Scientists identify STING switch driving inflammation in Alzheimer’s disease
The brain has its own immune system, which detects threats and mounts a defense. A growing body of evidence has shown that in Alzheimer's disease, those immune cells are chronically overactivated, causing inflammation that damages the connections between brain cells.
Now, in a preclinical study using human Alzheimer's brain cells, scientists at Scripps Research have identified a molecular switch-and potential drug target-responsible for driving that chronic inflammation.

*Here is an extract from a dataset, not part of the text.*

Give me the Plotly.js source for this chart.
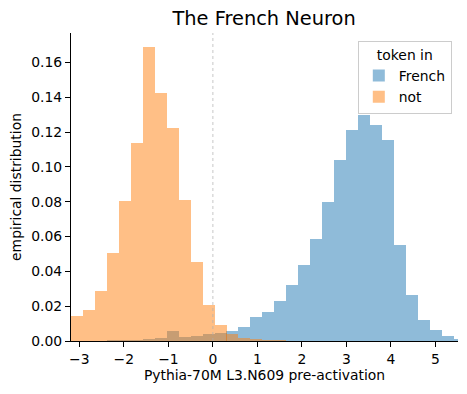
<!DOCTYPE html>
<html>
<head>
<meta charset="utf-8">
<script src="https://cdn.plot.ly/plotly-3.0.1.min.js"></script>
<style>html,body{margin:0;padding:0;background:#fff;}#chart{width:467px;height:394px;}</style>
</head>
<body>
<div id="chart"></div>
<script>
// Bin centers (pre-activation value), shared by both histograms
const binCenters = [-3.053, -2.784, -2.515, -2.247, -1.978, -1.709, -1.441, -1.172, -0.903, -0.635,
  -0.366, -0.097, 0.172, 0.440, 0.709, 0.978, 1.247, 1.515, 1.784, 2.053,
  2.321, 2.590, 2.859, 3.127, 3.396, 3.665, 3.934, 4.202, 4.471, 4.740,
  5.008, 5.277, 5.546];
const binWidth = 0.2687;

// token in French (blue)
const frenchValues = [0, 0, 0, 0.0006, 0.0006, 0.0006, 0.0012, 0.0015, 0.0059, 0.0023,
  0.0029, 0.0040, 0.0048, 0.0059, 0.0082, 0.0138, 0.0169, 0.0230, 0.0322, 0.0437,
  0.0586, 0.0799, 0.1040, 0.1213, 0.1299, 0.1241, 0.1155, 0.0552, 0.0264, 0.0121,
  0.0063, 0.0029, 0.0013];

// token not in French (orange)
const notValues = [0.0144, 0.0178, 0.0287, 0.0506, 0.0805, 0.1136, 0.1690, 0.1427, 0.1224, 0.0810,
  0.0454, 0.0207, 0.0092, 0.0040, 0.0015, 0.0011, 0.0005, 0.0004, 0, 0,
  0, 0, 0, 0, 0, 0, 0, 0, 0, 0,
  0, 0, 0];

const seriesNames = ["French", "not"];
const xTicks = [-3, -2, -1, 0, 1, 2, 3, 4, 5];
const yTicks = [0, 0.02, 0.04, 0.06, 0.08, 0.10, 0.12, 0.14, 0.16];

const font = "DejaVu Sans, sans-serif";

const traces = [
  {type: "bar", x: binCenters, y: frenchValues, width: binWidth, name: seriesNames[0],
   marker: {color: "rgba(31,119,180,0.5)", line: {width: 0}}},
  {type: "bar", x: binCenters, y: notValues, width: binWidth, name: seriesNames[1],
   marker: {color: "rgba(255,127,14,0.5)", line: {width: 0}}}
];

const layout = {
  width: 467, height: 394,
  margin: {l: 71, r: 9, t: 33, b: 53, pad: 0},
  paper_bgcolor: "#fff", plot_bgcolor: "#fff",
  barmode: "overlay", bargap: 0,
  font: {family: font, size: 13.9, color: "#000"},
  title: {text: "The French Neuron", font: {family: font, size: 19.4, color: "#000"},
          x: 0.5655, xanchor: "center", y: 0.953, yanchor: "middle"},
  xaxis: {range: [-3.187, 5.506], tickvals: xTicks, ticks: "outside", ticklen: 5, tickwidth: 1,
          tickcolor: "#000", showline: true, linecolor: "#000", linewidth: 1, showgrid: false,
          zeroline: false, tickfont: {size: 13.9},
          title: {text: "Pythia-70M L3.N609 pre-activation", font: {size: 13.9}, standoff: 4}},
  yaxis: {range: [0, 0.177], tickvals: yTicks, tickformat: ".2f", ticks: "outside", ticklen: 5,
          tickwidth: 1, tickcolor: "#000", showline: true, linecolor: "#000", linewidth: 1,
          showgrid: false, zeroline: false, tickfont: {size: 13.9},
          title: {text: "empirical distribution", font: {size: 13.9}, standoff: 6}},
  legend: {x: 0.984, xanchor: "right", y: 0.974, yanchor: "top", bgcolor: "rgba(255,255,255,0.8)",
           bordercolor: "#cccccc", borderwidth: 1, font: {size: 13.9},
           title: {text: "token in", side: "top center", font: {size: 13.9}}},
  shapes: [{type: "line", xref: "x", yref: "paper", x0: 0, x1: 0, y0: 0, y1: 1,
            line: {color: "#b0b0b0", width: 0.7, dash: "dot"}, layer: "above"}]
};

Plotly.newPlot("chart", traces, layout, {displayModeBar: false, staticPlot: true});
</script>
</body>
</html>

The research, published in Cell Chemical Biology on April 23, 2026, centers on a protein called STING, which normally functions as part of the immune system's early-warning system. In the brains of people with Alzheimer's, the team discovered that STING undergoes a chemical modification known as S-nitrosylation (or SNO, a reaction involving sulfur, oxygen and nitrogen) that promotes its overactivation. Blocking this chemical change to STING in a mouse model of the disease decreased neuroinflammation.
This is a new and important therapeutic target for Alzheimer's disease. It's exciting to see that blocking this switch in mice reduces inflammation and protects the very brain cell connections that are lost in Alzheimer's, especially because we found the same pathway to be activated in human Alzheimer's brain samples and in human stem cell-derived models."